The perennially popular board game Labyrinth is celebrating its 35th anniversary with a slate of new products and updates, including a new version of the game featuring the characters of Nintendo’s Super Mario franchise. Ravensburger has announced that it will be publishing Super Mario Labyrinth in the US later this year. The Mario-themed version of the game will feature all the classic hallmarks of the board game franchise, which has sold nearly 25 million copies over its 35 year history, but will feature Mario characters in place of the treasures usually found inside the games titular maze. Super Mario Labyrinth will go on sale on September 8, 2021.

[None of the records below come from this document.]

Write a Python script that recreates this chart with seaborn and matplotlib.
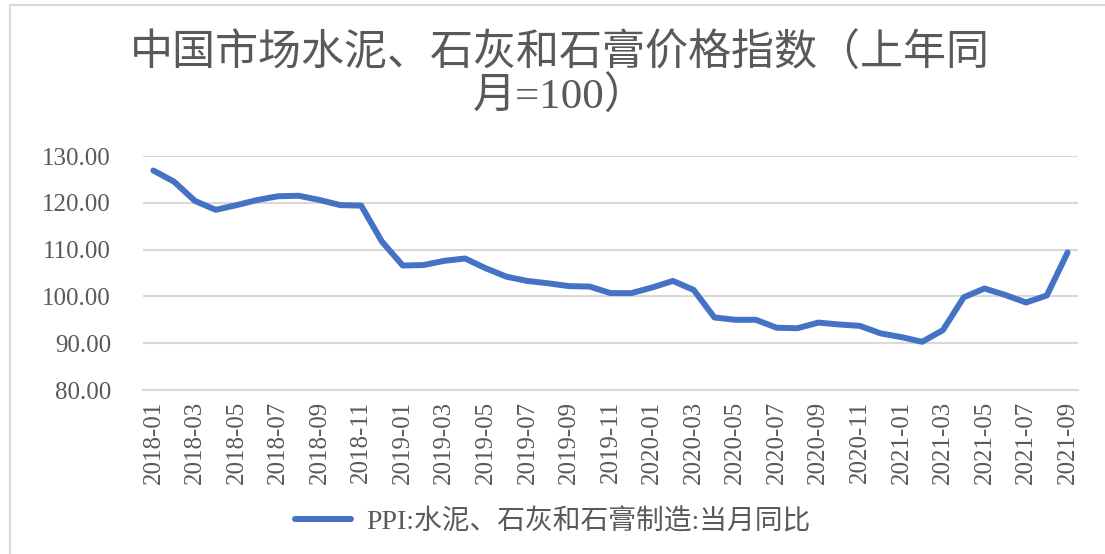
import numpy as np
import pandas as pd
import matplotlib
matplotlib.use('Agg')
import matplotlib.pyplot as plt
import seaborn as sns
from matplotlib.patches import Rectangle
from matplotlib.ticker import FixedLocator, FormatStrFormatter

# --- Data ---
months = [d.strftime('%Y-%m') for d in pd.date_range('2018-01-01', '2021-09-01', freq='MS')]
values = [
    126.9, 124.5, 120.4, 118.5, 119.5, 120.6, 121.4, 121.5, 120.6, 119.5, 119.4, 111.7,  # 2018
    106.6, 106.7, 107.6, 108.1, 106.0, 104.2, 103.3, 102.8, 102.2, 102.1, 100.7, 100.7,  # 2019
    101.9, 103.3, 101.4, 95.5, 95.0, 95.0, 93.3, 93.2, 94.4, 94.0, 93.7, 92.1,            # 2020
    91.3, 90.3, 92.8, 99.8, 101.7, 100.3, 98.7, 100.2, 109.4,                              # 2021
]
series_name = 'PPI:水泥、石灰和石膏制造:当月同比'
title = '中国市场水泥、石灰和石膏价格指数（上年同\n月=100）'
y_ticks = [80, 90, 100, 110, 120, 130]

df = pd.DataFrame({'pos': np.arange(len(months)), 'value': values})

# --- Style ---
sns.set_style('white')
plt.rcParams['font.family'] = ['Liberation Serif', 'Noto Sans CJK SC', 'DejaVu Sans']
text_color = '#595959'
grid_color = '#d9d9d9'
line_color = '#4472C4'

fig = plt.figure(figsize=(11.05, 5.54), dpi=100)
ax = fig.add_axes([143 / 1105, 1 - 390 / 554, (1078 - 143) / 1105, (390 - 156) / 554])

sns.lineplot(data=df, x='pos', y='value', ax=ax, color=line_color, linewidth=4.3,
             label=series_name, legend=False, solid_capstyle='round', solid_joinstyle='round')

ax.set_xlim(-0.5, len(months) - 0.5)
ax.set_ylim(80, 130)
ax.set_xlabel('')
ax.set_ylabel('')

# y axis
ax.set_yticks(y_ticks)
ax.yaxis.set_major_formatter(FormatStrFormatter('%.2f'))
ax.tick_params(axis='y', length=0, pad=23, labelsize=18, labelcolor=text_color)
ax.grid(axis='y', color=grid_color, linewidth=1.5)
ax.set_axisbelow(True)

# x axis: labels every 2 months, tick marks between categories
ax.set_xticks(np.arange(0, len(months), 2))
ax.set_xticklabels(months[::2], rotation=90, ha='center', va='top')
ax.xaxis.set_minor_locator(FixedLocator(np.arange(-0.5, len(months) - 1, 2)))
ax.tick_params(axis='x', which='major', length=0, pad=8, labelsize=18, labelcolor=text_color)
ax.tick_params(axis='x', which='minor', length=6, width=1.5, color=grid_color, direction='out')

for side in ['top', 'right', 'left']:
    ax.spines[side].set_visible(False)
ax.spines['bottom'].set_color(grid_color)
ax.spines['bottom'].set_linewidth(1.5)

# title
fig.text(0.507, 1 - 76 / 554, title, ha='center', va='center', fontsize=31,
         color=text_color, linespacing=1.05,
         family=['Liberation Serif', 'Noto Sans CJK SC', 'DejaVu Sans'])

# legend
handles, labels = ax.get_legend_handles_labels()
leg = fig.legend(handles, labels, loc='center', bbox_to_anchor=(0.5, 1 - 522 / 554),
                 frameon=False, handlelength=2.0, handletextpad=0.55,
                 prop={'family': ['Liberation Serif', 'Noto Sans CJK SC'], 'size': 20})
for t in leg.get_texts():
    t.set_color(text_color)

# chart-area border (left and top visible in the reference)
fig.patches.append(Rectangle((10 / 1105, -0.1), 1.2, 1.1 - 5 / 554, transform=fig.transFigure,
                             fill=False, edgecolor=grid_color, linewidth=1.5, clip_on=False))

fig.savefig('out.png', dpi=100)
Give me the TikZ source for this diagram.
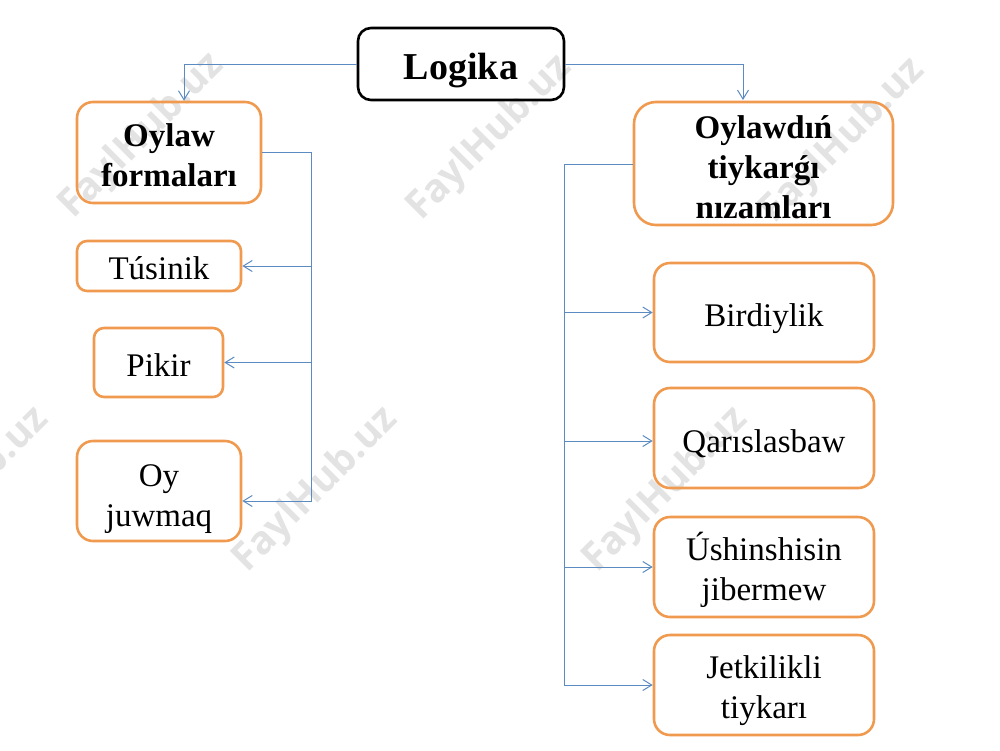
\documentclass[tikz,border=0pt]{standalone}
\usepackage{fontspec}
\setmainfont{Liberation Serif}
\newfontfamily\wmfont{Open Sans}
\usetikzlibrary{arrows.meta,calc}
\definecolor{boxorange}{HTML}{F09A4F}
\definecolor{linkblue}{HTML}{5B8BC0}
\definecolor{wmgray}{HTML}{E3E3E3}
\newcommand{\lowered}[2]{\raisebox{-#1pt}[\height][\depth]{\begin{tabular}[c]{@{}c@{}}#2\end{tabular}}}
\tikzset{
  box/.style={draw=boxorange,line width=2.6pt,align=center,inner sep=0pt,font=\fontsize{33}{40}\selectfont,text=black},
  headbox/.style={box,font=\fontsize{33}{40}\selectfont\bfseries},
  rootbox/.style={draw=black,line width=2.6pt,rounded corners=13pt,align=center,inner sep=0pt,font=\fontsize{38}{44}\selectfont\bfseries},
  link/.style={draw=linkblue,line width=1pt,-{Straight Barb[length=9pt,width=11pt,line width=1pt]}},
  plain/.style={draw=linkblue,line width=1pt},
  wm/.style={text=wmgray,rotate=45,font=\wmfont\fontsize{39}{39}\selectfont\bfseries,inner sep=0pt}
}
\begin{document}
\begin{tikzpicture}[x=1pt,y=-1pt]
\useasboundingbox (0,0) rectangle (1000,750);
\begin{scope}
\clip (0,0) rectangle (1000,750);
\node[wm] (w1) at (142,136) {FaylHub.uz};
\node[wm] (w2) at (490,138) {FaylHub.uz};
\node[wm] (w3) at (843,141) {FaylHub.uz};
\node[wm] (w4) at (-33,490) {FaylHub.uz};
\node[wm] (w5) at (316,490) {FaylHub.uz};
\node[wm] (w6) at (666,490) {FaylHub.uz};
\end{scope}
\node[rootbox,minimum width=206pt,minimum height=72pt] (logika) at (461,64) {\lowered{7}{Logika}};
\node[headbox,rounded corners=16pt,minimum width=184pt,minimum height=101pt] (oylaw) at (169,152.5) {\lowered{6}{Oylaw\\formaları}};
\node[box,rounded corners=10pt,minimum width=164pt,minimum height=50pt] (tusinik) at (159,266) {\lowered{5}{Túsinik}};
\node[box,rounded corners=10pt,minimum width=129pt,minimum height=69pt] (pikir) at (158.5,362.5) {\lowered{6}{Pikir}};
\node[box,rounded corners=16pt,minimum width=164pt,minimum height=100pt] (oy) at (159,491) {\lowered{7}{Oy\\juwmaq}};
\node[headbox,rounded corners=22pt,minimum width=259pt,minimum height=123pt] (tiykar) at (763.5,163.5) {\lowered{7}{Oylawdıń\\tiykarǵı\\nızamları}};
\node[box,rounded corners=16pt,minimum width=220pt,minimum height=99pt] (bir) at (764,312.5) {\lowered{6}{Birdiylik}};
\node[box,rounded corners=16pt,minimum width=220pt,minimum height=100pt] (qar) at (764,438) {\lowered{6}{Qarıslasbaw}};
\node[box,rounded corners=16pt,minimum width=220pt,minimum height=100pt] (ush) at (764,567) {\lowered{5}{Úshinshisin\\jibermew}};
\node[box,rounded corners=16pt,minimum width=220pt,minimum height=100pt] (jet) at (764,685) {\lowered{5}{Jetkilikli\\tiykarı}};
\coordinate (lt) at (311,152);
\coordinate (rt) at (564,164);
\draw[link] (logika.west) -| (oylaw.north -| 184,0);
\draw[link] (logika.east) -| (743,100);
\draw[plain] (oylaw.east |- lt) -- (lt);
\draw[link] (lt) |- (oy.east |- 0,501);
\draw[link] (lt |- tusinik.east) -- (tusinik.east);
\draw[link] (lt |- pikir.east) -- (pikir.east);
\draw[plain] (tiykar.west |- rt) -- (rt);
\draw[link] (rt) |- (jet.west);
\draw[link] (rt |- bir.west) -- (bir.west);
\draw[link] (rt |- 0,441) -- (qar.west |- 0,441);
\draw[link] (rt |- ush.west) -- (ush.west);
\end{tikzpicture}
\end{document}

Labyrinth launched in 1986 as an easy-to-learn board game designed by German psychologist Max Kobbert. The rules to the game are simple – players try to collect treasures within a maze, moving both their player token and swapping out maze pieces. Kobbert was inspired to create the moving board by the opening and closing of his own desk drawer. Players can choose to try to make their own route to the treasures easier, or they can attempt to block their opponent’s routes and try to trap them in dead ends.
This combination of simplicity and strategy is what keeps Labyrinth so appealing after all these years. “Anyone can learn to play Labyrinth,” said Ravenburger North America Executive Vice President Florian Baldenhofer. “It’s simple to play but involves enough decision-making and strategy to be fun and endlessly replayable. Its ever-shifting maze brings something unique to the table; few other games can claim a mechanism so unique and beautifully simple.”
Ravenburger has built up the Labyrinth franchise by releasing variant versions over the years, including both licensed versions of the game (such as the aforementioned Super Mario Labyrinth) and versions that increase the complexity and strategy. “Because Labyrinth is already a beloved game the way it is, adapting Labyrinth for different franchises mostly relies on recreating the IP’s look and story by adapting the treasures, playing pieces, and the style of the maze passages,” Baldenhofer explained. “For different genres we enhance the gameplay, such as in 3D Labyrinth or Labyrinth der Meister (Master Labyrinth).” These newer editions aren’t just straight rips of the original. Master Labyrinth, for instance, won the prestigious Deutscher Spiel Preis in 1991.
When asked if he had a favorite version of Labyrinth, Baldenhofer said it was hard to choose due to the sheer number of variants. He did, however mention the 3D-variant of Labyrinth, as one that he’s fond of. “The recently released 3D Labyrinth introduces a third dimension to Labyrinth’s play, as players can move up and down as well as side to side,” Baldenhofer said. “They need to take the height of castles towers into account as they try to reach their treasures.”
The Labyrinth franchise extends beyond the 24 versions of the game either released or in development. Five million people have also navigated the lifesize Labyrinth at Ravensburger Spieleland, an amusement park located in Germany.
As for what’s next for the Labyrinth franchise, Baldenhofer noted that Super Mario Labyrinth is just the start. “We’re very excited about our partnership with Nintendo,” Baldenhofer said. “The Super Mario Labyrinth has been a great success in Europe already and we are now releasing the game in the US. Labyrinth fans can expect more announcements of exciting new franchises joining the Labyrinth family in the coming weeks.” Additionally, Ravensburger is also refreshing the core Labyrinth game and Junior Labyrinth games with new illustrations in the coming months.